(Records with drawing code)
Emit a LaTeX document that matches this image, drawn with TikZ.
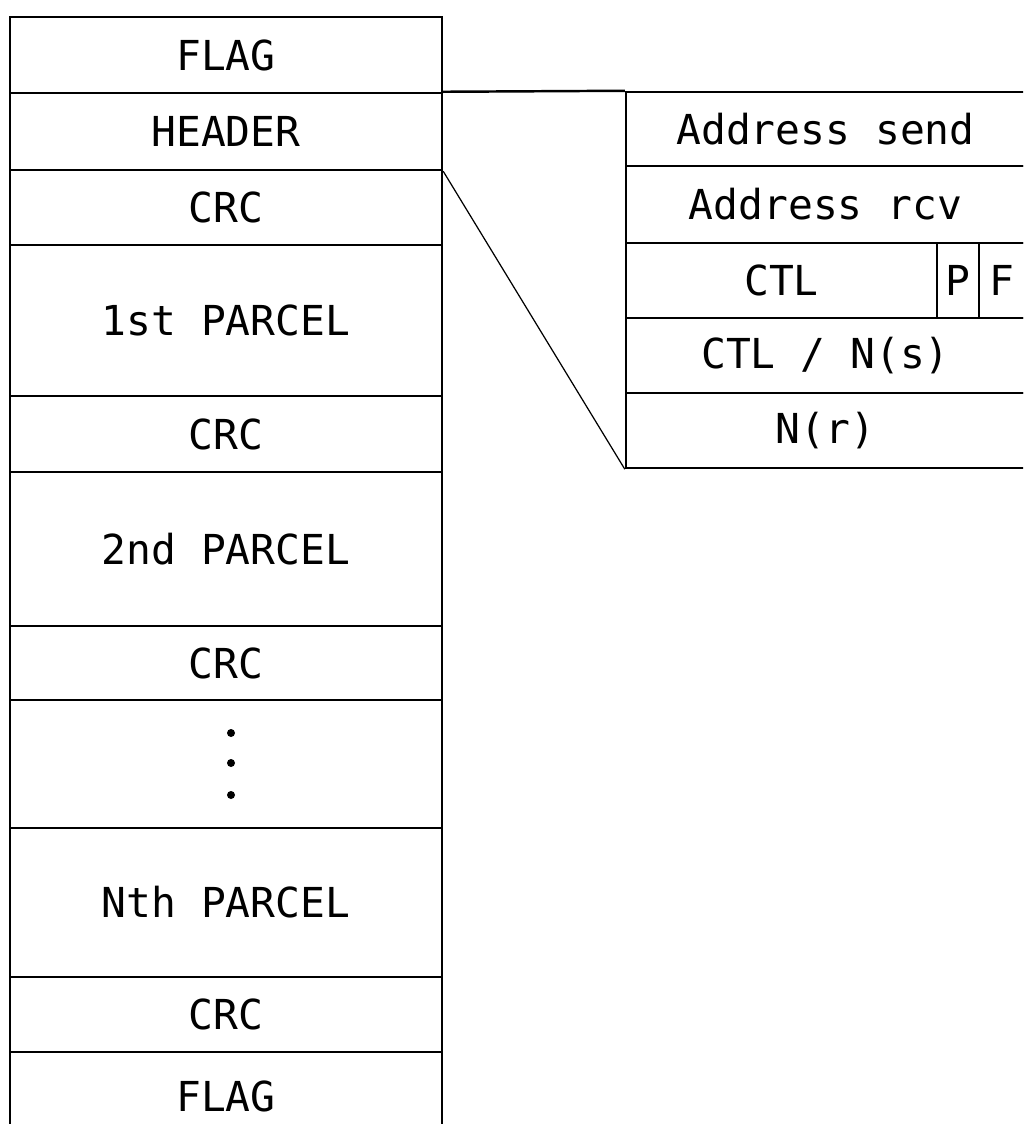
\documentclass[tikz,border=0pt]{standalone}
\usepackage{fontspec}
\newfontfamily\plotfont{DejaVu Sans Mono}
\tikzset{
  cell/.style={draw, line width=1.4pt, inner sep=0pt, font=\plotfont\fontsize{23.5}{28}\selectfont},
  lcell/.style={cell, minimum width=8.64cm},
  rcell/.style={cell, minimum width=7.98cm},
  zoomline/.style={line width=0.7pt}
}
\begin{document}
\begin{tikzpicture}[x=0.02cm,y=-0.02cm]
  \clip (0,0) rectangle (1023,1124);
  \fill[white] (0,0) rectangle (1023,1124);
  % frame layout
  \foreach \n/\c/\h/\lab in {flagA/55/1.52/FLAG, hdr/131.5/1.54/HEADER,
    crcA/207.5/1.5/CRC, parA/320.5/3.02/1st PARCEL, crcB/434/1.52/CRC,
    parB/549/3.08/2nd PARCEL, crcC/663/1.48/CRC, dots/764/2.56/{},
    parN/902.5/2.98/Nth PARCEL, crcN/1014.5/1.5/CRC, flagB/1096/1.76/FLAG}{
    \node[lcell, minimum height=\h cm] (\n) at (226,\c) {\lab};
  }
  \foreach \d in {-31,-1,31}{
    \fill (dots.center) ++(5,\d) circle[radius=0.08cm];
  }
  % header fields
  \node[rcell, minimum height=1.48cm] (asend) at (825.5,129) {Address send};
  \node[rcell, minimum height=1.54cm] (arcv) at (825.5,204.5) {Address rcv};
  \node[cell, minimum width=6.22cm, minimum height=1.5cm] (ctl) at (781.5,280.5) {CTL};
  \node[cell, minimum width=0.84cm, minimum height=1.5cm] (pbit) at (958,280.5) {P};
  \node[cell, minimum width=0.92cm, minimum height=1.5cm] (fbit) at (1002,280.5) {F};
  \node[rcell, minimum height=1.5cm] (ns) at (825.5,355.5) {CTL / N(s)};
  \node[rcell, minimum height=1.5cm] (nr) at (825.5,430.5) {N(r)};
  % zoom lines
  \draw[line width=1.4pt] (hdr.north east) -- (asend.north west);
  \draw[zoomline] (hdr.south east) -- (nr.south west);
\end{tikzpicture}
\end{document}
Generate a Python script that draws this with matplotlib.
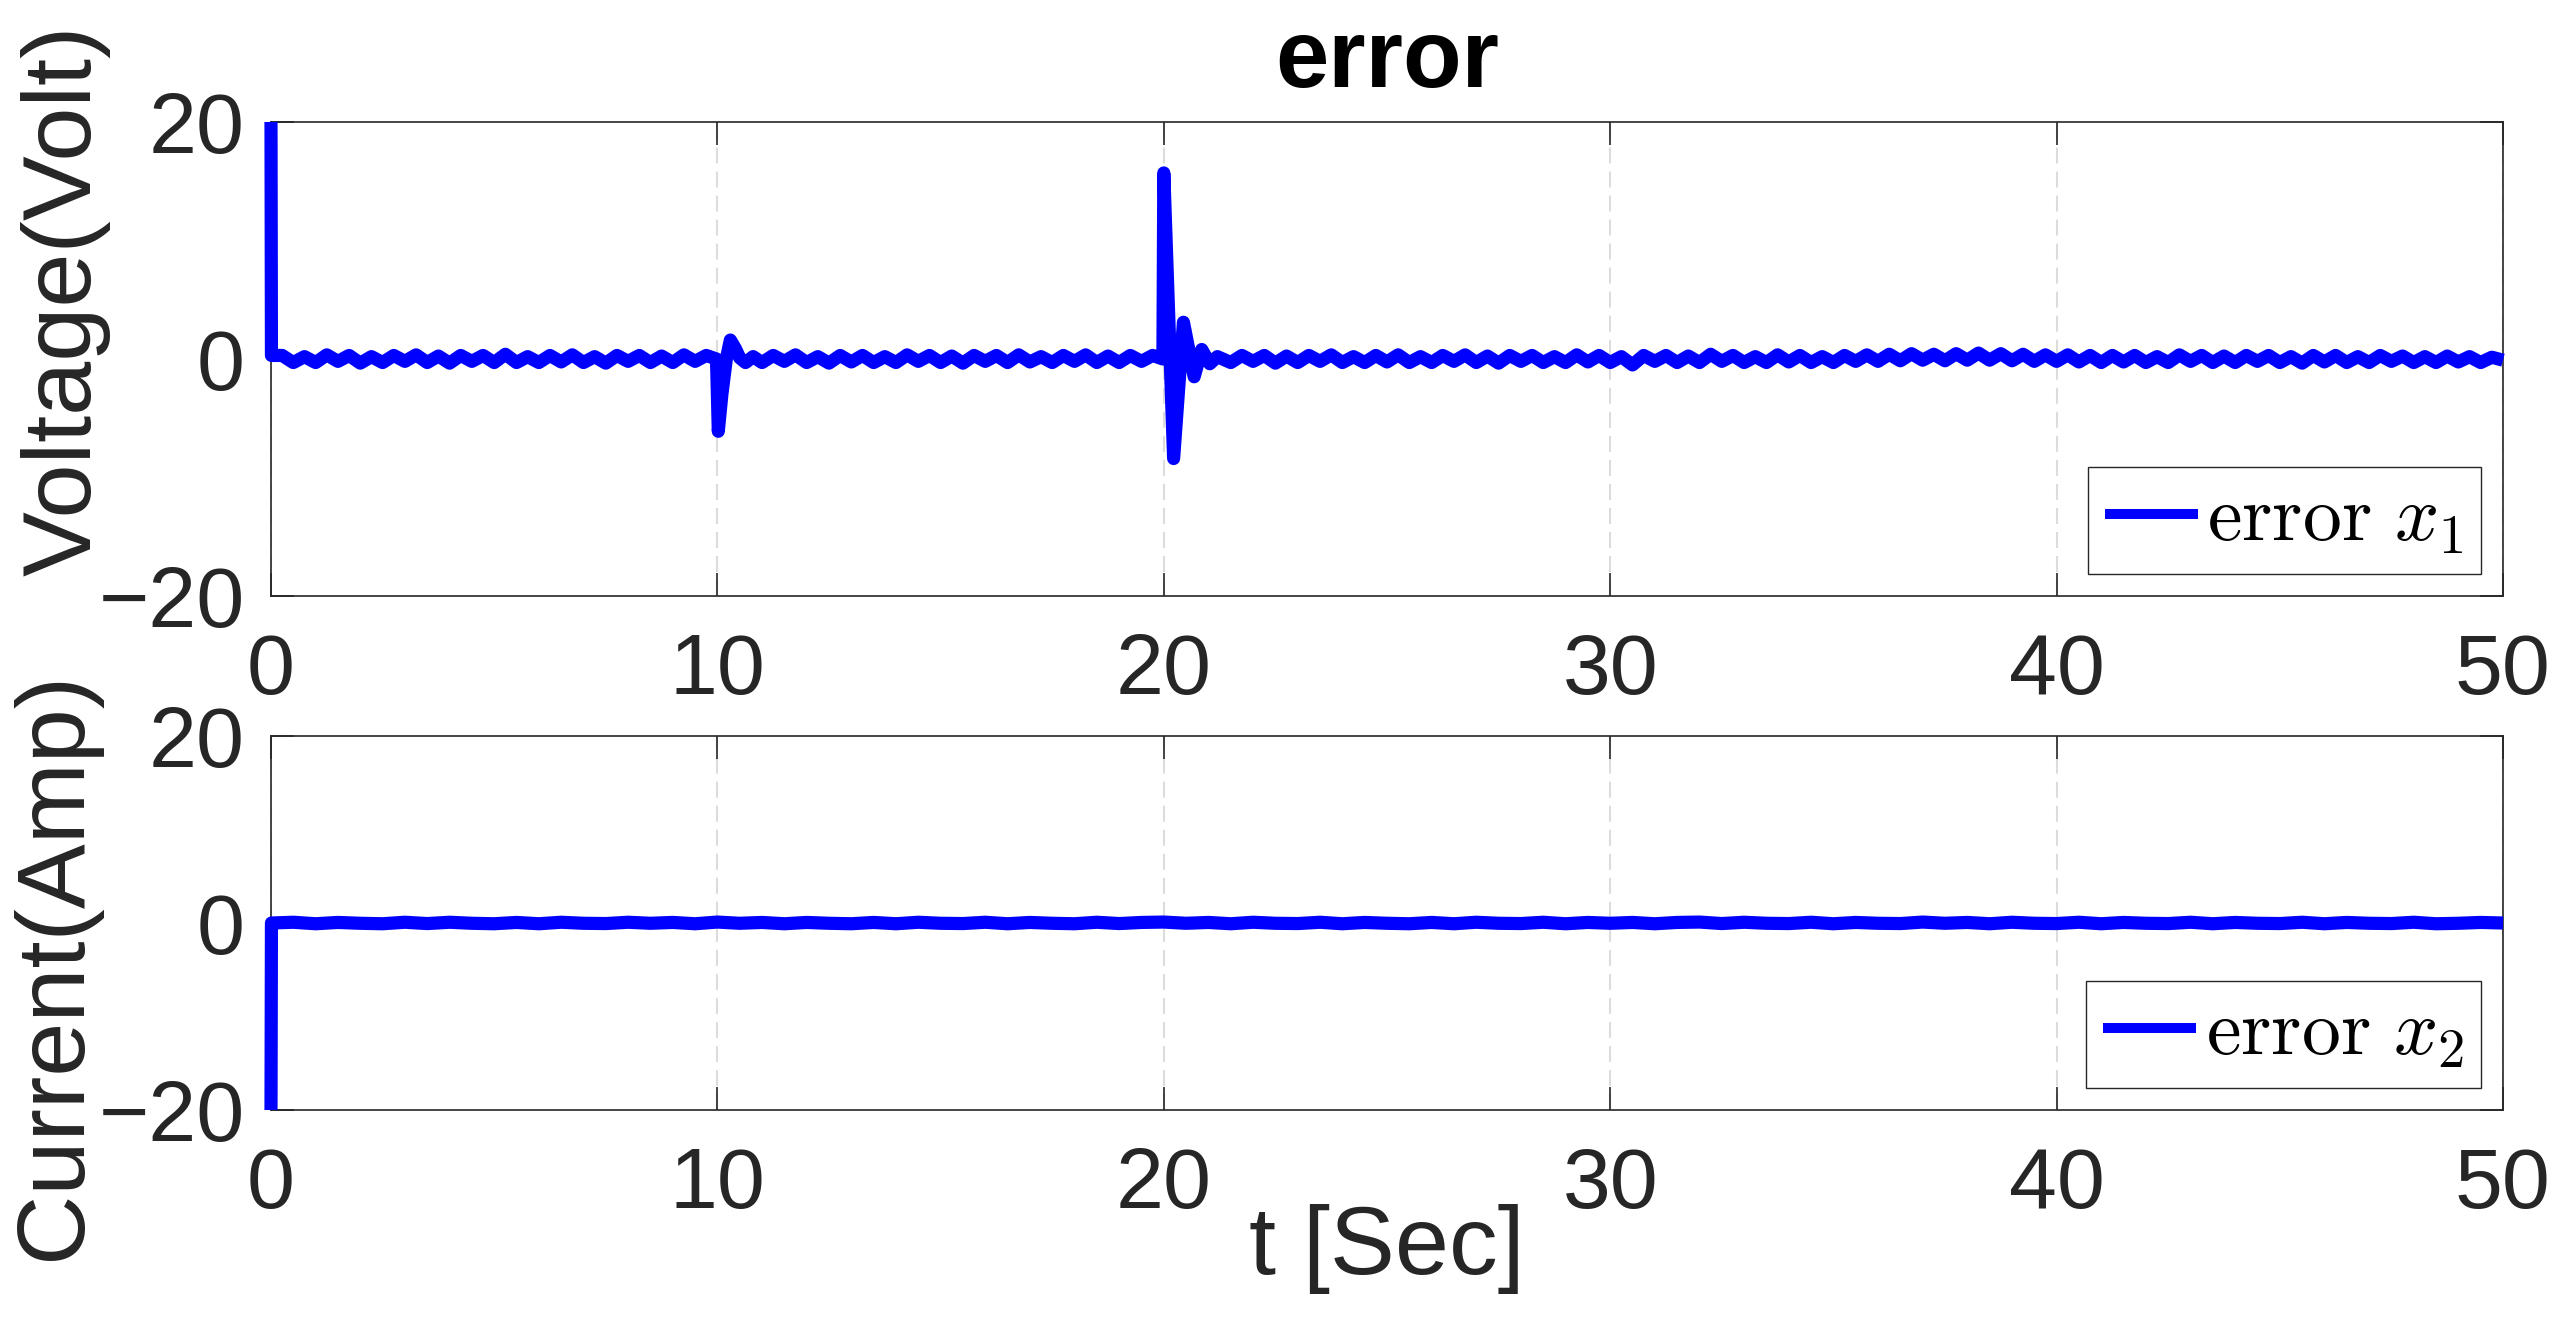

• _What is asked_
Return the material word for word. Pictures are not part of the copy.

• _Exercise result_
Emit a LaTeX document that matches this image, drawn with TikZ.
\documentclass[tikz,border=0pt]{standalone}
\usepackage{fontspec}
\newfontfamily\plotfont{DejaVu Sans Mono}
\tikzset{
  cell/.style={draw, line width=1.4pt, inner sep=0pt, font=\plotfont\fontsize{23.5}{28}\selectfont},
  lcell/.style={cell, minimum width=8.64cm},
  rcell/.style={cell, minimum width=7.98cm},
  zoomline/.style={line width=0.7pt}
}
\begin{document}
\begin{tikzpicture}[x=0.02cm,y=-0.02cm]
  \clip (0,0) rectangle (1023,1124);
  \fill[white] (0,0) rectangle (1023,1124);
  % frame layout
  \foreach \n/\c/\h/\lab in {flagA/55/1.52/FLAG, hdr/131.5/1.54/HEADER,
    crcA/207.5/1.5/CRC, parA/320.5/3.02/1st PARCEL, crcB/434/1.52/CRC,
    parB/549/3.08/2nd PARCEL, crcC/663/1.48/CRC, dots/764/2.56/{},
    parN/902.5/2.98/Nth PARCEL, crcN/1014.5/1.5/CRC, flagB/1096/1.76/FLAG}{
    \node[lcell, minimum height=\h cm] (\n) at (226,\c) {\lab};
  }
  \foreach \d in {-31,-1,31}{
    \fill (dots.center) ++(5,\d) circle[radius=0.08cm];
  }
  % header fields
  \node[rcell, minimum height=1.48cm] (asend) at (825.5,129) {Address send};
  \node[rcell, minimum height=1.54cm] (arcv) at (825.5,204.5) {Address rcv};
  \node[cell, minimum width=6.22cm, minimum height=1.5cm] (ctl) at (781.5,280.5) {CTL};
  \node[cell, minimum width=0.84cm, minimum height=1.5cm] (pbit) at (958,280.5) {P};
  \node[cell, minimum width=0.92cm, minimum height=1.5cm] (fbit) at (1002,280.5) {F};
  \node[rcell, minimum height=1.5cm] (ns) at (825.5,355.5) {CTL / N(s)};
  \node[rcell, minimum height=1.5cm] (nr) at (825.5,430.5) {N(r)};
  % zoom lines
  \draw[line width=1.4pt] (hdr.north east) -- (asend.north west);
  \draw[zoomline] (hdr.south east) -- (nr.south west);
\end{tikzpicture}
\end{document}
Generate a Python script that draws this with matplotlib.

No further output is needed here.